WHAT THE TASK REQUIRES: Using the records below, copy exactly the part that opens with the line holding "Write a web" and closes with the line holding "4; q++) quarters.push(q", minus the pictures.

==== MATERIAL PROVIDED

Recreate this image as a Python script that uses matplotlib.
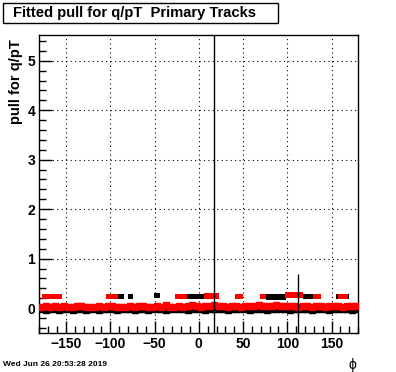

========
==== MATERIAL PROVIDED

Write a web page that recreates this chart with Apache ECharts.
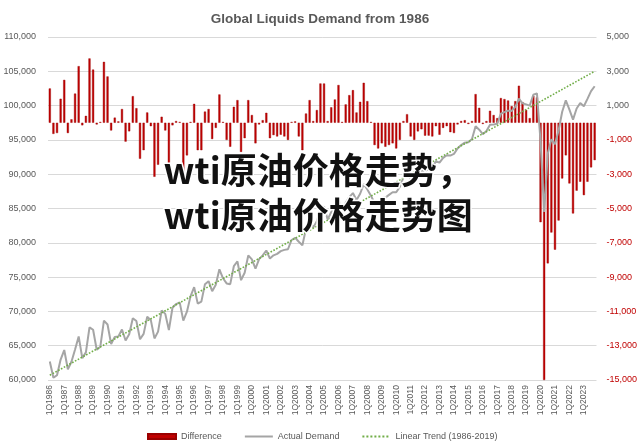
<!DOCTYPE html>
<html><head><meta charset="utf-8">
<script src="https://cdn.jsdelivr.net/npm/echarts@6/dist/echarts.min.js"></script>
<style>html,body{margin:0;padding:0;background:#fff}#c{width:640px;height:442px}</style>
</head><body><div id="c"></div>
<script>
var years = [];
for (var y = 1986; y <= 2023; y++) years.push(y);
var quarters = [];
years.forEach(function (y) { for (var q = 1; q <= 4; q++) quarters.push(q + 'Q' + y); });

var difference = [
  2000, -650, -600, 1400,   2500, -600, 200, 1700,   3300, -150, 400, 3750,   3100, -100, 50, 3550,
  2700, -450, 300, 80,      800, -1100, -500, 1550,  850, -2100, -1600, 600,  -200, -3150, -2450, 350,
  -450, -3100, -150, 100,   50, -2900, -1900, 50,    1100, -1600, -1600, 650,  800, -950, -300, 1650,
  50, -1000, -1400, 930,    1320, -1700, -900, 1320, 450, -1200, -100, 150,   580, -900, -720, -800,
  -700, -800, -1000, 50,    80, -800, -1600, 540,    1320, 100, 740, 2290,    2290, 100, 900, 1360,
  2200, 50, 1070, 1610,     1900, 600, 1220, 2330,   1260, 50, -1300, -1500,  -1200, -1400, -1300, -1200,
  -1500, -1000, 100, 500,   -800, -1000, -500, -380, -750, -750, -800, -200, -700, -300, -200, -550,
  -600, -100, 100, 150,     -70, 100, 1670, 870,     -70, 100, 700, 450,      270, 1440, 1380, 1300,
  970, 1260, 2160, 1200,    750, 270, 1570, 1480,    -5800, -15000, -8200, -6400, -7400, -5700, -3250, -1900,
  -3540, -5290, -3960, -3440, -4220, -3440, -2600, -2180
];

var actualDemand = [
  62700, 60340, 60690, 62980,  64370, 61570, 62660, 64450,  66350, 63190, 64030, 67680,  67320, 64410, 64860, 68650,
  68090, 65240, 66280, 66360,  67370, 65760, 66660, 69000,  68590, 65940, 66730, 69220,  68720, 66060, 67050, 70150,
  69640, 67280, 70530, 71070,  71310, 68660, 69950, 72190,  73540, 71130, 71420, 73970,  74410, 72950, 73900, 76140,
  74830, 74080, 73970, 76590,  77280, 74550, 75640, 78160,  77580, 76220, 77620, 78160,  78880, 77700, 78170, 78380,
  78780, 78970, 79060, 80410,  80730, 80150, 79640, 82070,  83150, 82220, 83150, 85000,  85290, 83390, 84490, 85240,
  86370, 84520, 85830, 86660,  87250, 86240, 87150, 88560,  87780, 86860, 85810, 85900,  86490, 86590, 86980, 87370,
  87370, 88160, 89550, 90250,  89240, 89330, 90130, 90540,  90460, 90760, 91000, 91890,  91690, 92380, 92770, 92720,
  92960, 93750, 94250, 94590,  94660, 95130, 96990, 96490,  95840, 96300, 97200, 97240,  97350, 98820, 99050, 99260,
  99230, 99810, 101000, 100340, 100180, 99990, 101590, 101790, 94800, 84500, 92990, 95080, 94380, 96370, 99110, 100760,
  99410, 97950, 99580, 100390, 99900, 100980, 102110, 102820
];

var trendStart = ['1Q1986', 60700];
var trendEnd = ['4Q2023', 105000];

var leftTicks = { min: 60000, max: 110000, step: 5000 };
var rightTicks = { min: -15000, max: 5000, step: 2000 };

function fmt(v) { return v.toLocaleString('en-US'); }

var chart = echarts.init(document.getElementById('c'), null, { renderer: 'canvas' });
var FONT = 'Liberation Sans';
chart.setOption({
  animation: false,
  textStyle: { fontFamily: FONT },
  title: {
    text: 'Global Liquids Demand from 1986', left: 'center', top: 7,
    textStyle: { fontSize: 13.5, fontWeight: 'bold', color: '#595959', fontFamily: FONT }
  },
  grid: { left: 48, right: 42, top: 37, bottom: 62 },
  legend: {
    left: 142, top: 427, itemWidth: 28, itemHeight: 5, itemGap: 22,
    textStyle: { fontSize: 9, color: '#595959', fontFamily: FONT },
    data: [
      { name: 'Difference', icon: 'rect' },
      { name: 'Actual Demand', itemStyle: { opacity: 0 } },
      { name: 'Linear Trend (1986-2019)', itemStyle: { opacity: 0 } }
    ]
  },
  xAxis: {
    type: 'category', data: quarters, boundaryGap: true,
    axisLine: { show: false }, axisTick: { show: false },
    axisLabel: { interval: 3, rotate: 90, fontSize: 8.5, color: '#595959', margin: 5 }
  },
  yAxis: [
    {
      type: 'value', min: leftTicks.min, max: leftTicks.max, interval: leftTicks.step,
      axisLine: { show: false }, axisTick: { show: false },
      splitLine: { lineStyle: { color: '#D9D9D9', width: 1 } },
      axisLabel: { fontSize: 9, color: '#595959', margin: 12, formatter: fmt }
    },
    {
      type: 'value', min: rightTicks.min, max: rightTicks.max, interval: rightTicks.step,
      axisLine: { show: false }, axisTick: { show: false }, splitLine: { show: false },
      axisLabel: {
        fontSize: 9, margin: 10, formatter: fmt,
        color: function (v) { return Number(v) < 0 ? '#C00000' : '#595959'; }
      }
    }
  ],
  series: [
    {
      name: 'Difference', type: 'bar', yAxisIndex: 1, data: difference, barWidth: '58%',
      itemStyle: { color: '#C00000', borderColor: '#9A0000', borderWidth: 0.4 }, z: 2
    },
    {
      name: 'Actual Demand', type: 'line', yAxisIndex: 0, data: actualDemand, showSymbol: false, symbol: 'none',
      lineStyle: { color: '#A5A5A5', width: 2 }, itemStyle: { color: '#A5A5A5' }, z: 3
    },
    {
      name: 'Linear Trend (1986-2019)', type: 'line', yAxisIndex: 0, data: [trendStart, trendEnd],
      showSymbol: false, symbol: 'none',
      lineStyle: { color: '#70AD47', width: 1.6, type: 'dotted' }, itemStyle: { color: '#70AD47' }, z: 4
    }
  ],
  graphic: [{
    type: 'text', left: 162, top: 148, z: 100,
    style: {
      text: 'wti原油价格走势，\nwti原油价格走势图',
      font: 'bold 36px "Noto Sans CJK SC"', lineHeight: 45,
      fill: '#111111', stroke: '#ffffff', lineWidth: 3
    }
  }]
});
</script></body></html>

========

EXPECTED OUTPUT:
Write a web page that recreates this chart with Apache ECharts.
<!DOCTYPE html>
<html><head><meta charset="utf-8">
<script src="https://cdn.jsdelivr.net/npm/echarts@6/dist/echarts.min.js"></script>
<style>html,body{margin:0;padding:0;background:#fff}#c{width:640px;height:442px}</style>
</head><body><div id="c"></div>
<script>
var years = [];
for (var y = 1986; y <= 2023; y++) years.push(y);
var quarters = [];
years.forEach(function (y) { for (var q = 1; q <= 4; q++) quarters.push(q + 'Q' + y); });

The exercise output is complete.